The streets ran with blood. Tens of thousands of bodies, when the killing was finally done, were slung beyond the city’s walls. Great piles of reeking corpses, tangled and gore-smeared, provided the Persians with an intimidating trophy of their victory. Decades later, the terrible slaughter would still haunt the imaginings of all those who lived along Rome’s eastern frontier.

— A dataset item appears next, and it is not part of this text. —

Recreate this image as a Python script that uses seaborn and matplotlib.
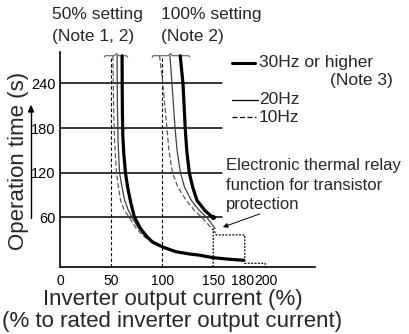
import matplotlib
matplotlib.use("Agg")
import matplotlib.pyplot as plt
import matplotlib.transforms as mtransforms
import seaborn as sns
from matplotlib.lines import Line2D

sns.set_style("white")
plt.rcParams['font.family'] = ['Liberation Sans', 'DejaVu Sans']

# Curve data: (output current %, operation time s)
# 50% setting
s50_30hz_x = [60.5, 60.6, 60.8, 61.2, 62.2, 63.8, 66.0, 69.0, 72.5, 78.4, 84.9, 90.4, 100.3, 113.4, 126.5, 136.3, 150, 165, 180]
s50_30hz_y = [277, 240, 200, 170, 145, 120, 100, 80, 61, 45.5, 34.2, 27, 20.4, 14, 11, 9.4, 6.0, 4.0, 2.5]
s50_20hz_x = [55.6, 55.7, 56.0, 56.6, 58.0, 60.5, 63.0, 66.5, 70.3, 76.0, 82.3, 89.0, 99.5, 110]
s50_20hz_y = [277, 240, 200, 160, 120, 100, 83, 70, 60, 47, 36, 28, 20.5, 15]
s50_10hz_x = [51.5, 51.8, 52.3, 53.2, 55.0, 57.0, 59.0, 62.5, 67.6, 73.5, 80.7, 89.0, 98.7, 110]
s50_10hz_y = [277, 240, 200, 160, 120, 100, 83, 70, 60, 47, 36, 27, 20.4, 14.5]

# 100% setting
s100_30hz_x = [117.6, 120.3, 121.8, 122.5, 124.0, 126.5, 130.0, 134.0, 142.0, 149.6]
s100_30hz_y = [277, 240, 200, 180, 150, 120, 100, 83, 69, 60]
s100_20hz_x = [107.5, 109.5, 111.0, 112.5, 114.5, 117.8, 122.0, 128.5, 136.0, 143.7, 152.0]
s100_20hz_y = [277, 240, 210, 180, 150, 120, 100, 83, 70, 60, 45]
s100_10hz_x = [97.3, 100.5, 102.5, 104.5, 106.5, 110.0, 115.5, 123.5, 131.0, 139.0, 150.0]
s100_10hz_y = [277, 240, 210, 180, 150, 120, 100, 83, 70, 60, 43]

# transistor protection (electronic thermal relay) step line
relay_x = [150, 150, 150, 153, 181, 181, 201, 201]
relay_y = [-6.5, 44.5, 44.5, 36.5, 36.5, -1.5, -1.5, -6.5]

x_ticks = [0, 50, 100, 150, 180, 200]
y_ticks = [60, 120, 180, 240]

W, H = 410, 334
fig = plt.figure(figsize=(W / 100, H / 100), dpi=100)
ax = fig.add_axes([60.5 / W, 1 - 267 / H, 254.5 / W, 215 / H])
ax.set_xlim(0, 250)
ax.set_ylim(-6.5, 282)

# grid lines and reference lines
for yv in y_ticks:
    ax.plot([0, 159], [yv, yv], color='black', lw=1.1, zorder=1)
for xv in [50, 100]:
    ax.plot([xv, xv], [-6.5, 277], color='black', lw=0.8, dashes=(3, 2), zorder=1)

# break brackets at the top
for cx, x0, x1 in [(55, 43, 66), (108, 90, 127)]:
    ax.plot([x0, x0 + 1, cx - 2, cx, cx + 2, x1 - 1, x1],
            [275, 277, 277, 280, 277, 277, 275], color='0.35', lw=0.8, clip_on=False)

thick = dict(color='black', lw=2.3)
thin = dict(color='0.25', lw=0.9)
dash = dict(color='0.35', lw=0.9, dashes=(4, 2))

sns.lineplot(x=s50_10hz_x, y=s50_10hz_y, sort=False, estimator=None, ax=ax, **dash)
sns.lineplot(x=s50_20hz_x, y=s50_20hz_y, sort=False, estimator=None, ax=ax, **thin)
sns.lineplot(x=s50_30hz_x, y=s50_30hz_y, sort=False, estimator=None, ax=ax, **thick)
sns.lineplot(x=s100_10hz_x, y=s100_10hz_y, sort=False, estimator=None, ax=ax, **dash)
sns.lineplot(x=s100_20hz_x, y=s100_20hz_y, sort=False, estimator=None, ax=ax, **thin)
sns.lineplot(x=s100_30hz_x, y=s100_30hz_y, sort=False, estimator=None, ax=ax, **thick)
ax.plot(s100_30hz_x[-1], s100_30hz_y[-1], 'o', color='black', ms=2.5)

ax.plot(relay_x, relay_y, color='black', lw=0.9, dashes=(1.5, 1.2), clip_on=False)

ax.annotate('', xy=(159.5, 47), xytext=(195.6, 64.7), annotation_clip=False,
            arrowprops=dict(arrowstyle='-|>', color='black', lw=0.7,
                            mutation_scale=7, shrinkA=0, shrinkB=0))

# axes styling
for side in ['top', 'right']:
    ax.spines[side].set_visible(False)
for side in ['left', 'bottom']:
    ax.spines[side].set_color('black')
    ax.spines[side].set_linewidth(1.2)
ax.set_xticks(x_ticks)
ax.set_xticklabels([str(v) for v in x_ticks])
ax.set_yticks(y_ticks)
ax.set_yticklabels([str(v) for v in y_ticks])
ax.tick_params(axis='x', length=0, pad=5, labelsize=10, colors='black')
ax.tick_params(axis='y', length=2.5, width=1.1, pad=1, labelsize=10.5, colors='black', direction='out')
ax.grid(False)

# 180 and 200 labels sit edge to edge in the original
labels = ax.get_xticklabels()
for lab, dx in [(labels[4], -1.5), (labels[5], 2.0)]:
    lab.set_transform(lab.get_transform() + mtransforms.ScaledTranslation(dx / 100, 0, fig.dpi_scale_trans))


def fx(px):
    return px / W


def fy(py):
    return 1 - py / H


# titles above the curves
fig.text(fx(52), fy(15), '50% setting', fontsize=12.5, va='center', ha='left')
fig.text(fx(52), fy(36), '(Note 1, 2)', fontsize=12.5, va='center', ha='left')
fig.text(fx(161), fy(15), '100% setting', fontsize=12.5, va='center', ha='left')
fig.text(fx(161), fy(36), '(Note 2)', fontsize=12.5, va='center', ha='left')

# legend
fig.add_artist(Line2D([fx(232), fx(255)], [fy(63), fy(63)], color='black', lw=2.2))
fig.text(fx(259), fy(63), '30Hz or higher', fontsize=12.5, va='center', ha='left')
fig.text(fx(393), fy(80), '(Note 3)', fontsize=12.5, va='center', ha='right')
fig.add_artist(Line2D([fx(232), fx(258)], [fy(100), fy(100)], color='black', lw=0.9))
fig.text(fx(259), fy(100), '20Hz', fontsize=12.5, va='center', ha='left')
fig.add_artist(Line2D([fx(232), fx(256)], [fy(117), fy(117)], color='black', lw=0.9, dashes=(4, 2)))
fig.text(fx(259), fy(117), '10Hz', fontsize=12.5, va='center', ha='left')

fig.text(fx(226), fy(165), 'Electronic thermal relay', fontsize=12, va='center', ha='left')
fig.text(fx(226), fy(185), 'function for transistor', fontsize=12, va='center', ha='left')
fig.text(fx(226), fy(205), 'protection', fontsize=12, va='center', ha='left')

# axis labels
fig.text(fx(19), fy(161), 'Operation time (s)', fontsize=16, rotation=90, va='center', ha='center')
fig.add_artist(plt.Line2D([fx(31), fx(31)], [fy(218), fy(112)], color='black', lw=1.0))
fig.add_artist(plt.Polygon([[fx(28.5), fy(112)], [fx(33.5), fy(112)], [fx(31), fy(106)]],
                           closed=True, color='black', transform=fig.transFigure))
fig.text(fx(173), fy(300), 'Inverter output current (%)', fontsize=16, va='center', ha='center')
fig.text(fx(172.5), fy(322), '(% to rated inverter output current)', fontsize=16, va='center', ha='center')

fig.savefig('out.png', dpi=100, facecolor='white')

  Which, no doubt, had been precisely Kavad’s aim. Although the war he had launched would soon peter out into bloody stalemate, and although Amida itself, besieged in turn by the Romans, would end up being sold back to them, albeit for a tidy profit, the Shahanshah could consider his war aims to have been more than met. A fearsome marker had been laid down. After long years of defeat and decay, the lord of Iranshahr had triumphantly demonstrated to his own subjects, and the rest of the world, that the spiral of his dynasty’s decline was over. There would be no collapse. The House of Sasan had weathered the storm. Nor was that all. It remained the goal of Kavad himself, ever bold, ever ambitious, not merely to redeem the Persian monarchy from the many perils that had been beleaguering it, but to set its power upon firmer foundations than it had ever enjoyed before. Its enemies everywhere were to be hamstrung and taught their place. In 506, he duly signed a treaty with the Romans, which once again obliged Caesar to hand over a payment of gold. Some of this, of course, along with the booty of Theodosiopolis and Amida, could be used to help pay off the Hephthalites—except that even on that front there was at last some promising news. Reports were starting to be brought in by travellers from the distant-most limits of the steppes of the rise to prominence there of a whole new breed of savages: a hitherto unknown people named the Turks. It appeared that the Hephthalites themselves might be suffering from their own nomad problem. Manifold indeed were the blessings of Ohrmazd.